| Exercise brief |
Print the lines from the one that contains "Clone this chart in matplotlib." to the one that contains "label=lab, zorder=3)", inclusive, exactly as they appear, and please drop any pictures.

| Given data |
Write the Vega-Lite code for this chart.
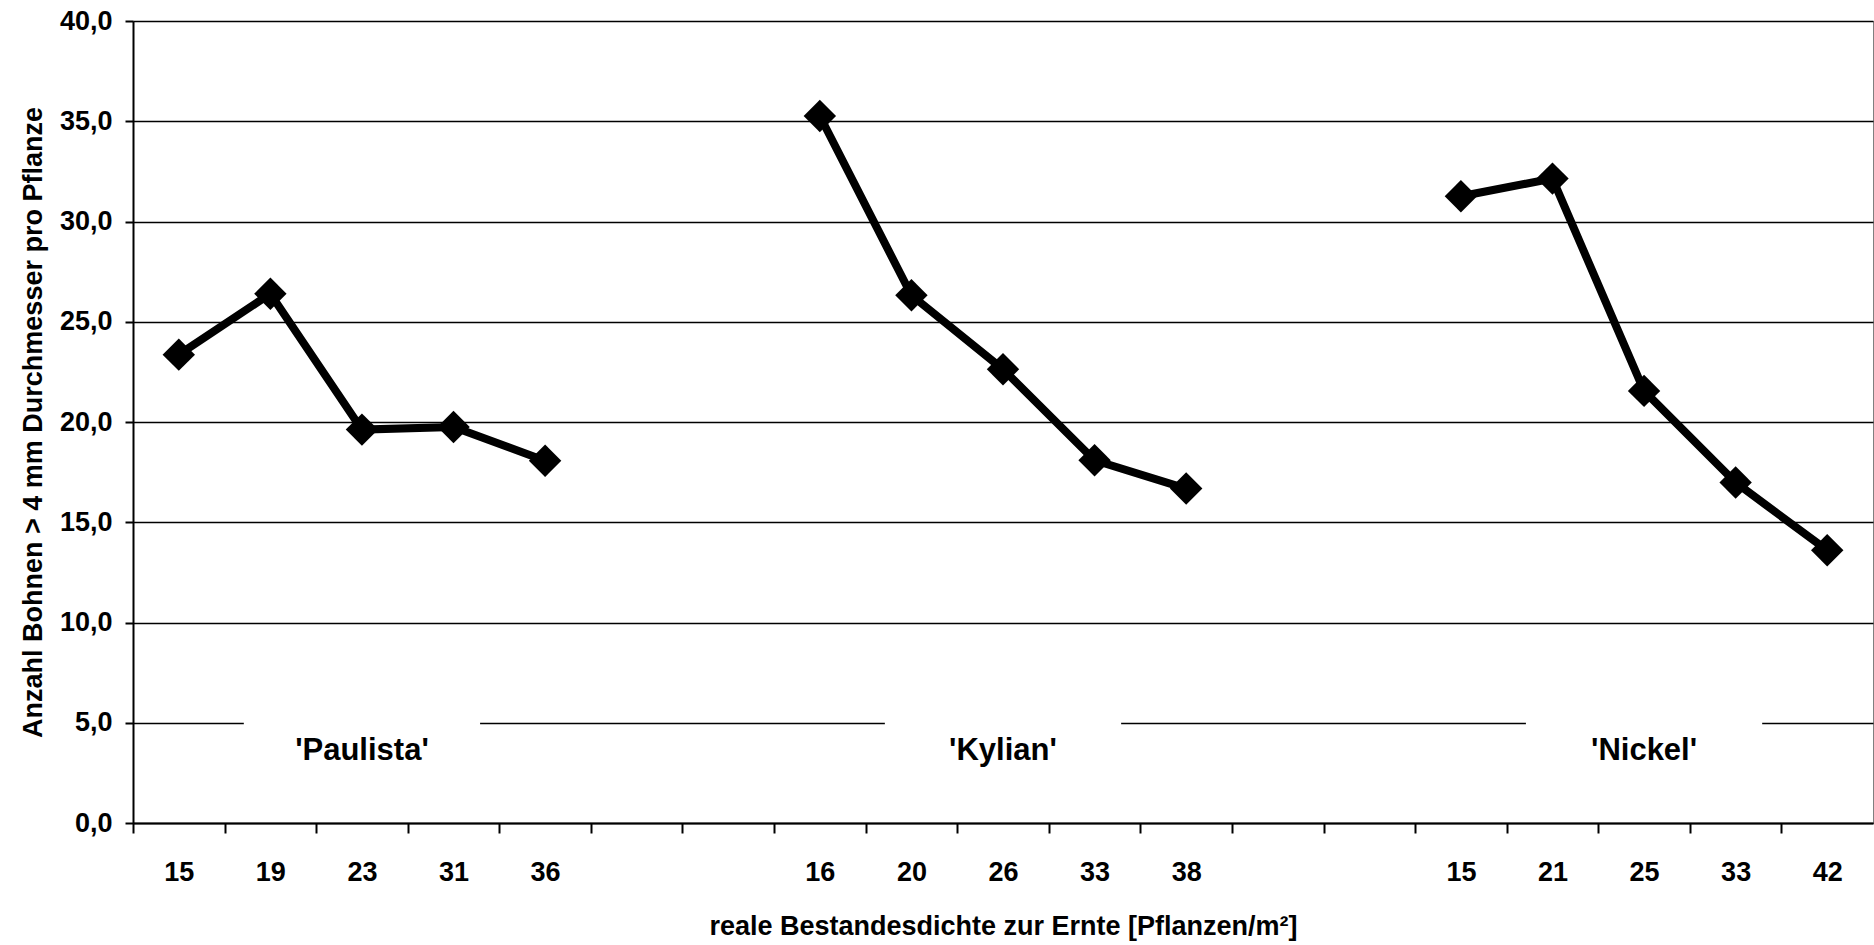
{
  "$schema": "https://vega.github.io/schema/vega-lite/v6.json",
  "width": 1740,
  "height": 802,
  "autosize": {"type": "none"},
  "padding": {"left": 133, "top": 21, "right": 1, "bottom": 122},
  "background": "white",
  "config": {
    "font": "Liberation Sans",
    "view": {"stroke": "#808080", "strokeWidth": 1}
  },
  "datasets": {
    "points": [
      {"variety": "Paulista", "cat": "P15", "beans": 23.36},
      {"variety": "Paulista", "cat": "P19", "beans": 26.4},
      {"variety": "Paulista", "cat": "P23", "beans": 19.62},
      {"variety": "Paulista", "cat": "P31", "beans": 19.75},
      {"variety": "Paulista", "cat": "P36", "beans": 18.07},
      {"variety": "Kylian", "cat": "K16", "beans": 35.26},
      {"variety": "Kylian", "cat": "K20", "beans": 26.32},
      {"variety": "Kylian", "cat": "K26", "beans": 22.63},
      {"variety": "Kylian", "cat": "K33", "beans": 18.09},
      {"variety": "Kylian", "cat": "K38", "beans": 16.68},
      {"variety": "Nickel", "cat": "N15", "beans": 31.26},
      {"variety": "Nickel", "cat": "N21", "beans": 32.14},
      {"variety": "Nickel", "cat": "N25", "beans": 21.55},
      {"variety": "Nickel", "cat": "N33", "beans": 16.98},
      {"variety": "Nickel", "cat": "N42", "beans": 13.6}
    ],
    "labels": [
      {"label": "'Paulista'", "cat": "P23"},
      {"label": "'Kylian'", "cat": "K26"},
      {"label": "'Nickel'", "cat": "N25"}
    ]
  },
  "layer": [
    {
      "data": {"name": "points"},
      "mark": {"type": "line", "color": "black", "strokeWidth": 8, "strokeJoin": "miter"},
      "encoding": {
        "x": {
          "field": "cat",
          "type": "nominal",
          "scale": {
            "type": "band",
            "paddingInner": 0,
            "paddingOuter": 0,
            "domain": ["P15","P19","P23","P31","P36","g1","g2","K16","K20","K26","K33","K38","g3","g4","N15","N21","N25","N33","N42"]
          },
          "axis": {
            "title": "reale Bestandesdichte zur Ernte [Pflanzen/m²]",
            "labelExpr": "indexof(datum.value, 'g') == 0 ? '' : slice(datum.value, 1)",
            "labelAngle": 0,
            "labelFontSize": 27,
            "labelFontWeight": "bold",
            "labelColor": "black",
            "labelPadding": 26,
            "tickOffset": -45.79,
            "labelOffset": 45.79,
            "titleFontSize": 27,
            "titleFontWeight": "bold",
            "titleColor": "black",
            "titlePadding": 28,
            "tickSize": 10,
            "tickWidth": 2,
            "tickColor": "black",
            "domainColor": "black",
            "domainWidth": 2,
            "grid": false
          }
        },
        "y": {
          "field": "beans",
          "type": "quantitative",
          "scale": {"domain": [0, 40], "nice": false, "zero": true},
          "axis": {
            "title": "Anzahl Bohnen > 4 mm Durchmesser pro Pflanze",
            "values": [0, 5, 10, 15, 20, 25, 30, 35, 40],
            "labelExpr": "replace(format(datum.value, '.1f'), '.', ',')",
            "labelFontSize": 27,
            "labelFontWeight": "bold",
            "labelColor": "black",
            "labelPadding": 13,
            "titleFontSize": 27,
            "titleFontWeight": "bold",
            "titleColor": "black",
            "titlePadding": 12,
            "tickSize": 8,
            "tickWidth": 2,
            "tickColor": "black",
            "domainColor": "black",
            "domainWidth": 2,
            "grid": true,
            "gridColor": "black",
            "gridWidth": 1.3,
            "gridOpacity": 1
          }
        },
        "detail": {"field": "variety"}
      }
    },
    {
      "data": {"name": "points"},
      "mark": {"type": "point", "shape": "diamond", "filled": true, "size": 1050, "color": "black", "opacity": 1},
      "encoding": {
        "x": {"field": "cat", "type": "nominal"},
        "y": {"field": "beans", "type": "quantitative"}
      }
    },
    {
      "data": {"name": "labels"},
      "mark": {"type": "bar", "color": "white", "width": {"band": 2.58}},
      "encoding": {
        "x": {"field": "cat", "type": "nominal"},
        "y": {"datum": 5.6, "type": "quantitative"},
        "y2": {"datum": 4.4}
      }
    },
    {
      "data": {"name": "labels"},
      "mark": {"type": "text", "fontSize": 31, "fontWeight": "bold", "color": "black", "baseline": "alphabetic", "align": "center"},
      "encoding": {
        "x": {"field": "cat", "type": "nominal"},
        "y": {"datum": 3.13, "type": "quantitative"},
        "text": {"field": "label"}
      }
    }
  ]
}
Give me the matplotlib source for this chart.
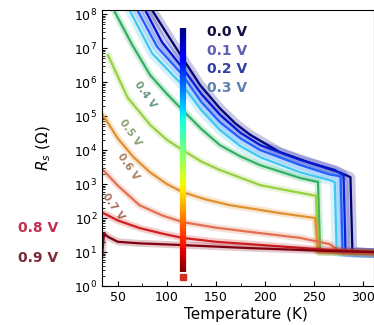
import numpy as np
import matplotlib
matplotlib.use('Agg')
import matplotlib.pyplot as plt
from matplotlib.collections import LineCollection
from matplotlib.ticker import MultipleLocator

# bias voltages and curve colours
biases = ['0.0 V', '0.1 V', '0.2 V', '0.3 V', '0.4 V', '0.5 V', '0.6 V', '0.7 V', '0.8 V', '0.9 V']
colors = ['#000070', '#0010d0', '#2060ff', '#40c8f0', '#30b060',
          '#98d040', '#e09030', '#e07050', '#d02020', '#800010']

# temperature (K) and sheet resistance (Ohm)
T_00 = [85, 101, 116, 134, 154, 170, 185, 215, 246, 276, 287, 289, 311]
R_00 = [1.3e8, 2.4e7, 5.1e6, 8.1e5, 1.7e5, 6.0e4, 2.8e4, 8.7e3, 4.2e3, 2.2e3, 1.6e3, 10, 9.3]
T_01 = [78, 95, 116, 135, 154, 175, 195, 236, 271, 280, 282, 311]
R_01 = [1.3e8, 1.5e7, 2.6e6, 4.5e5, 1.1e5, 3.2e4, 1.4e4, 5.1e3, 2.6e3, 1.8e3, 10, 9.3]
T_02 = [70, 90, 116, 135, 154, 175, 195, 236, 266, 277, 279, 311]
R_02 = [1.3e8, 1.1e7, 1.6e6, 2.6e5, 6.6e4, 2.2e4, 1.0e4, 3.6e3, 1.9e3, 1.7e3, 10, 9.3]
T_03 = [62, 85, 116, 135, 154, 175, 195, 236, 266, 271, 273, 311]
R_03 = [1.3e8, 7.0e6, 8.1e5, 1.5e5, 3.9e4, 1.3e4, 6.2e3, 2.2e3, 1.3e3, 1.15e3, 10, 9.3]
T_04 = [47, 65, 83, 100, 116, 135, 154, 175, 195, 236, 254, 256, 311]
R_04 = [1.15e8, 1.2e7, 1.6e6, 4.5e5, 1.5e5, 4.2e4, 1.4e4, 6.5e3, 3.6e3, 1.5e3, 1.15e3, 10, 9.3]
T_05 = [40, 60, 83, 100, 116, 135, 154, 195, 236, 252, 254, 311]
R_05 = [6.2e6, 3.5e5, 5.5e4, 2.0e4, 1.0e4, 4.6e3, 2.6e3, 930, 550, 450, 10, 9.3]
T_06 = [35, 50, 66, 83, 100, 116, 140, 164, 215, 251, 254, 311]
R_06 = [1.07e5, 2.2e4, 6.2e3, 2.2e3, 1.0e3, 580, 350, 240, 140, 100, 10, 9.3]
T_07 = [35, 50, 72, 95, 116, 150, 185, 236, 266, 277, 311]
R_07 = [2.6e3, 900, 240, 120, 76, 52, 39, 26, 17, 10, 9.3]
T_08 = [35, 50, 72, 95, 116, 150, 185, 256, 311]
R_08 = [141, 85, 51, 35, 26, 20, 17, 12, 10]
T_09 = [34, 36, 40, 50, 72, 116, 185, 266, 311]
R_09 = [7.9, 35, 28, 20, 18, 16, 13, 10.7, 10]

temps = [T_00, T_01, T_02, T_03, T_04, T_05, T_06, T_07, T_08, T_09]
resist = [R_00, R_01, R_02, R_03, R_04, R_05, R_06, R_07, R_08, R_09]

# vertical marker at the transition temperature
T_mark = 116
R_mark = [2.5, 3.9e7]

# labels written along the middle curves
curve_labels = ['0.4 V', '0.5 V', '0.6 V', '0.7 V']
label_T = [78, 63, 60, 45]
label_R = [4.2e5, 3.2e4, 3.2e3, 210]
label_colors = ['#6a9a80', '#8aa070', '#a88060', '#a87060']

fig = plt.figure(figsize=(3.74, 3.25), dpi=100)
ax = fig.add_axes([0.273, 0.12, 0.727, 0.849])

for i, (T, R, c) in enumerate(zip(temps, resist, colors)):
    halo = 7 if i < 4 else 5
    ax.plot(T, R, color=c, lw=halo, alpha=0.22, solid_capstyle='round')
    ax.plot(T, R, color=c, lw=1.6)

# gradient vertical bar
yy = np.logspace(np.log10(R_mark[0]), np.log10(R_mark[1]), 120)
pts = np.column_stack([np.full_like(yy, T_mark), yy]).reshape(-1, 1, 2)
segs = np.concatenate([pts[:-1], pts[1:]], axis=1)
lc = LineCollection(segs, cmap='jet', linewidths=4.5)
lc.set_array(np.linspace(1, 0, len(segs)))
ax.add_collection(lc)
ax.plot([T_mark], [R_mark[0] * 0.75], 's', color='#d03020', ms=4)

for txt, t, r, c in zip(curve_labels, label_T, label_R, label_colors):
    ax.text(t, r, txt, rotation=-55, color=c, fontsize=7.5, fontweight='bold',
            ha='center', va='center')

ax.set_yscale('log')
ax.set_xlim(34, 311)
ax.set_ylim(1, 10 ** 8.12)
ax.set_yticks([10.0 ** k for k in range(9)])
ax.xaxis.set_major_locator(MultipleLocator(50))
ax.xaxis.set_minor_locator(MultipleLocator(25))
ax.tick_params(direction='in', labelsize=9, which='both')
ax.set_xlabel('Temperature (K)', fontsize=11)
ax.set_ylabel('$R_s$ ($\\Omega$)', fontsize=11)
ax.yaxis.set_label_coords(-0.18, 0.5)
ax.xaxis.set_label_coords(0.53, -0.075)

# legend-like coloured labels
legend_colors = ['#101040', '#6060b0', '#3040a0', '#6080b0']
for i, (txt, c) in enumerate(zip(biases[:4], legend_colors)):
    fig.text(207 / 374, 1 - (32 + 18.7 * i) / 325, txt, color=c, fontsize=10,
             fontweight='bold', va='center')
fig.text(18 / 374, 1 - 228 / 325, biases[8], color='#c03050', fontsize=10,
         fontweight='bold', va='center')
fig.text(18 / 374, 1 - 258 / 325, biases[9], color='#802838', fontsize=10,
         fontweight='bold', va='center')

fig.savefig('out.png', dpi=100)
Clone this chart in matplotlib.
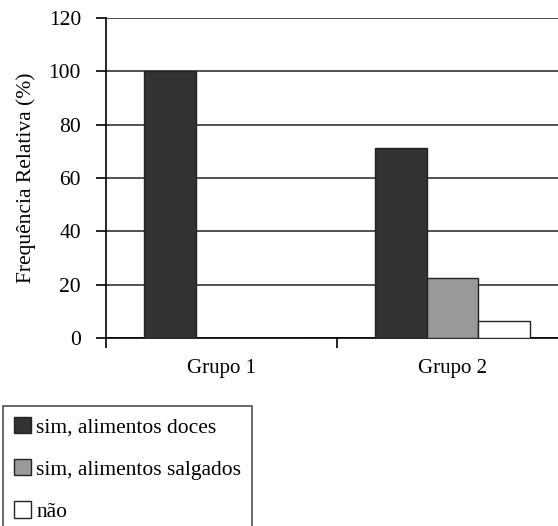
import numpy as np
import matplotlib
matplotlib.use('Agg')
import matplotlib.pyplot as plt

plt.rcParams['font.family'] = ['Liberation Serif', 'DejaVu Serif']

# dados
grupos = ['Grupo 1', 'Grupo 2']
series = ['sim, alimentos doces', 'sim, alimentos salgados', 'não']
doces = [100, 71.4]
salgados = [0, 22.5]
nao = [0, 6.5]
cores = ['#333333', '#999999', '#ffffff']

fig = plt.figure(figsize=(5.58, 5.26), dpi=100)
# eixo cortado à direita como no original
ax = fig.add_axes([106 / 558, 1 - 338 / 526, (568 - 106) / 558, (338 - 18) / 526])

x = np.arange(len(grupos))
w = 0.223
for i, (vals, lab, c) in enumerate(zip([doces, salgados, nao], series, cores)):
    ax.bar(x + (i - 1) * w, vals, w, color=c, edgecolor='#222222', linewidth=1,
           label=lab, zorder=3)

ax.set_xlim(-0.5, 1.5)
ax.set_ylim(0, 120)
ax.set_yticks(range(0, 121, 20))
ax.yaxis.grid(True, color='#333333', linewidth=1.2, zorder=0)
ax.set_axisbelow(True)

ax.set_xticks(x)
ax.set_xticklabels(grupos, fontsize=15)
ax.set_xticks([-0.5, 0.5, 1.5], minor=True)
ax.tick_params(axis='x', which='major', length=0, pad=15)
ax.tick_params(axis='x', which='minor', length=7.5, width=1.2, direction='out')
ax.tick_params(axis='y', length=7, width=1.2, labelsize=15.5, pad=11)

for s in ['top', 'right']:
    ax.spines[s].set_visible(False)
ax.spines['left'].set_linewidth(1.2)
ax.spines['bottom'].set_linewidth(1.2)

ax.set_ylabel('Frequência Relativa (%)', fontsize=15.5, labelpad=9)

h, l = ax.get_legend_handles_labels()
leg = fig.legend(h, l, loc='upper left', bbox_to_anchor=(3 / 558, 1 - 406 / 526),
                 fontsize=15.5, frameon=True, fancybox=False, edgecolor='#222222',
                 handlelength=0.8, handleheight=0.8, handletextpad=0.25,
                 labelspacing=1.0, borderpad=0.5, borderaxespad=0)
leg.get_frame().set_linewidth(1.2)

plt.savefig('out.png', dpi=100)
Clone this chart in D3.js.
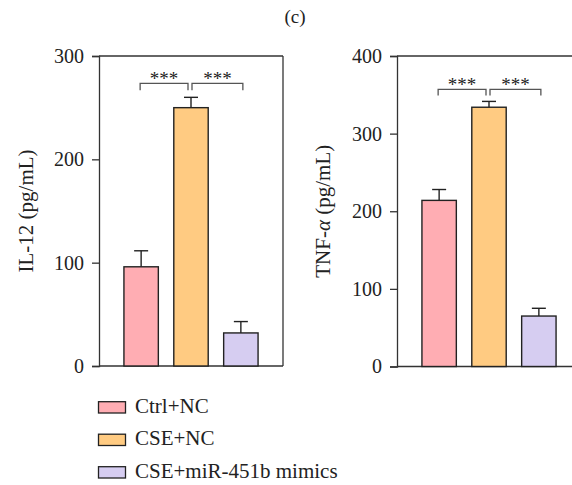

| Answer to this task |
Clone this chart in matplotlib.
import numpy as np
import matplotlib
matplotlib.use('Agg')
import matplotlib.pyplot as plt

plt.rcParams['font.family'] = ['Liberation Serif', 'DejaVu Serif']

# dados
grupos = ['Grupo 1', 'Grupo 2']
series = ['sim, alimentos doces', 'sim, alimentos salgados', 'não']
doces = [100, 71.4]
salgados = [0, 22.5]
nao = [0, 6.5]
cores = ['#333333', '#999999', '#ffffff']

fig = plt.figure(figsize=(5.58, 5.26), dpi=100)
# eixo cortado à direita como no original
ax = fig.add_axes([106 / 558, 1 - 338 / 526, (568 - 106) / 558, (338 - 18) / 526])

x = np.arange(len(grupos))
w = 0.223
for i, (vals, lab, c) in enumerate(zip([doces, salgados, nao], series, cores)):
    ax.bar(x + (i - 1) * w, vals, w, color=c, edgecolor='#222222', linewidth=1,
           label=lab, zorder=3)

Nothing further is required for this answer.